Saturday was a poor day for solo flight at Denbigh because of the significant cross-wind. So instead, I decided to go and do a navigation task around the north of Wales in the Arcus M with my instructor.
The aircraft I typically fly is a trainer glider called the Twin II Acro. 50 knots is slow flight for that glider, and 80 knots is fast.
If the Twin II Acro is a Kia Picanto of gliders, then the Arcus M is something like a Porsche Boxter. It is a nimble, fast aircraft. It is capable of a range of different speeds depending on the flap settings.
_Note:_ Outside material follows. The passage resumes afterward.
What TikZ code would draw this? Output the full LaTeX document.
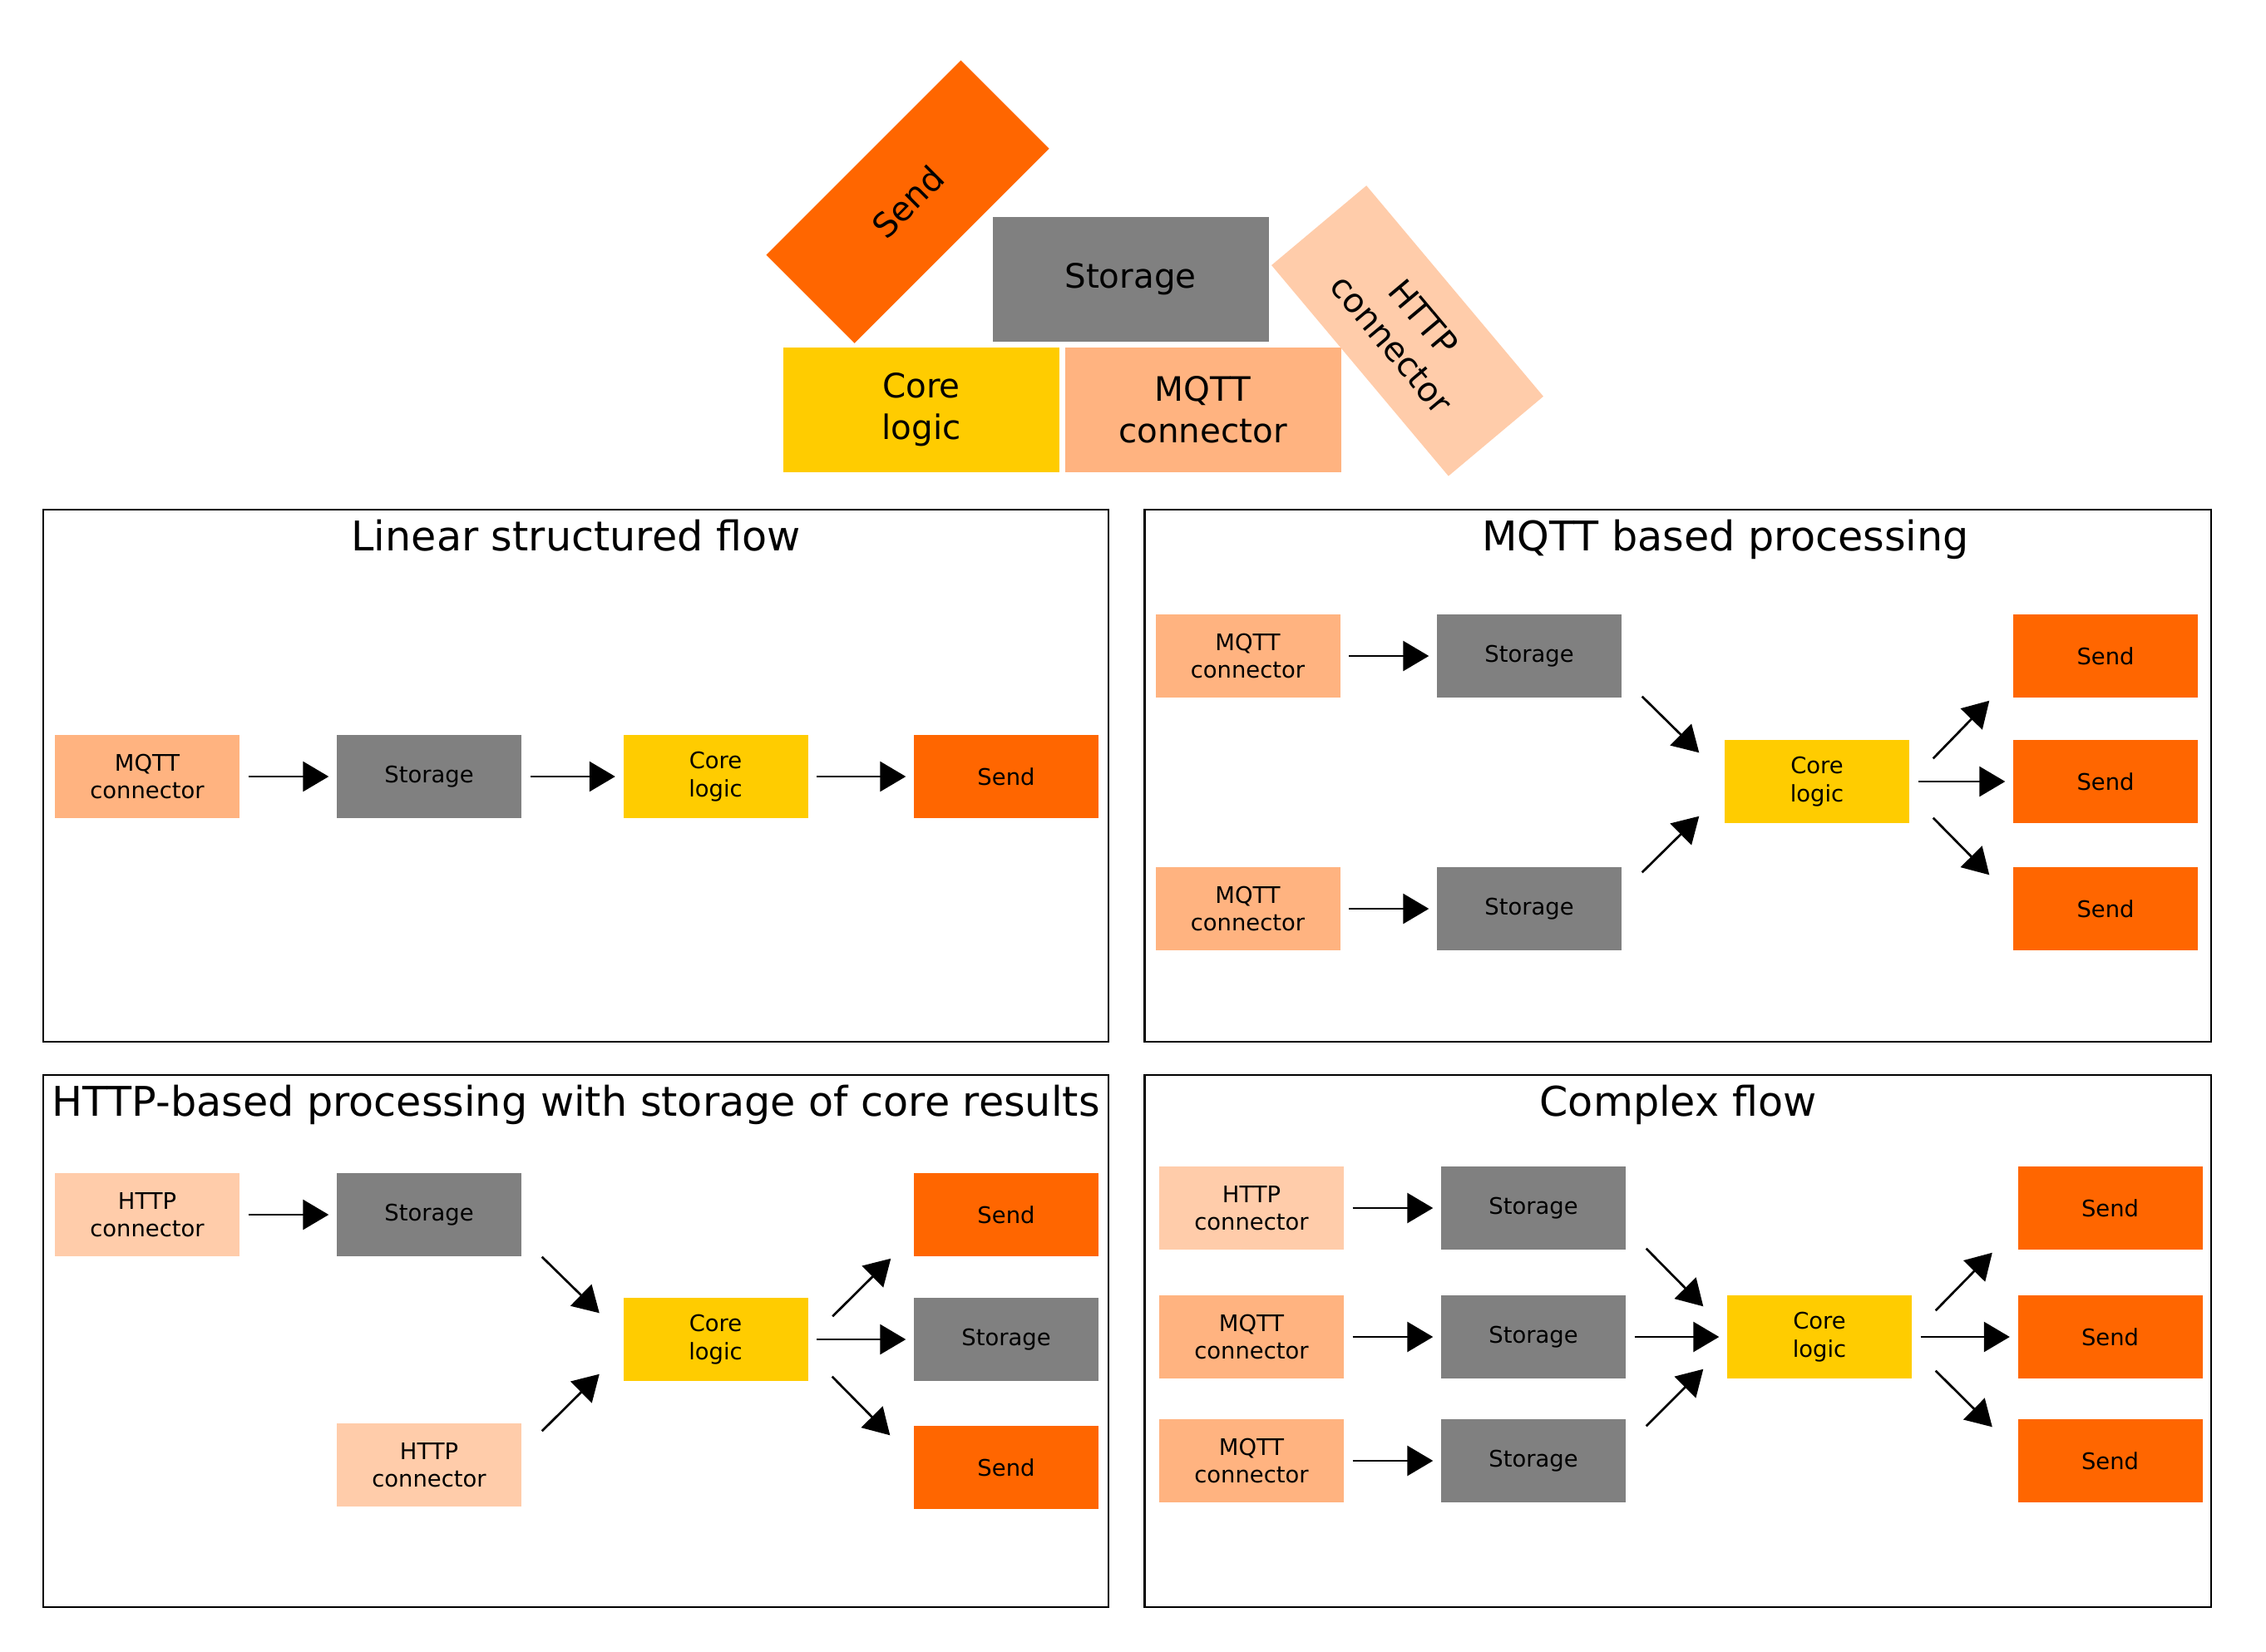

The first task was to get to the actual start of the wave bar. This was a 15 minute flight from base, being towed behind the tow plane:
After the long tow out, the instructor handed the controls to me and we started flying along the wave. As the wind blows over the mountains, it gets pushed up. This creates a long bar of air, many kilometers in length, that is being pushed up higher in to the atmosphere. If you fly at right-angles to the wind, this allows the glider to steal energy from the atmosphere and use it either to climb or to accelerate and maintain a higher speed across the ground. The wave is usually marked by clouds just downwind of the area with the best lift. The clouds form as the moisture in the rising air condenses.
I was flying at 110 knots through one portion of the task, which is about the cruise speed of my PA28. Despite flying this fast, the glider was still climbing, such was the power of the wave. I still find this fact about gliding utterly bonkers. The fact that you can fly as fast or perhaps even faster than a powered aircraft while still maintaining a decent climb.
The mountain ridge runs all the way to the coast so if you follow the wave down you end up popping out over the ocean.
At the end of this section the instructor took control and did a chandelle to turn us around and head back towards base. Watch the video below for that bit of hooliganism!
The flight back involved going down the wave bar in the opposite direction. We tried to go to the next wave bar downwind of the mountains but found the lift was much weaker. We darted back through a gap in the clouds over to the wave bar we’d just been on:
Then it was just a question of riding the wave back home. With the wind behind us we achieved a mind-blowing 147 knots across the ground, which is about 170 miles an hour! Once again, you can’t help but be staggered by that. 170 miles an hour across the ground and you don’t have an engine running. The tow out took a good 15 minutes, but the flight back from the wave bar was about 6 minutes.
Then there was nothing left to do but for the instructor to land.
The landing was pretty smooth considering the amount of crosswind we had.
With our mission complete, I opened the canopy and hopped out of the plane. I can’t wait to do a task like that myself some day. What an adventure!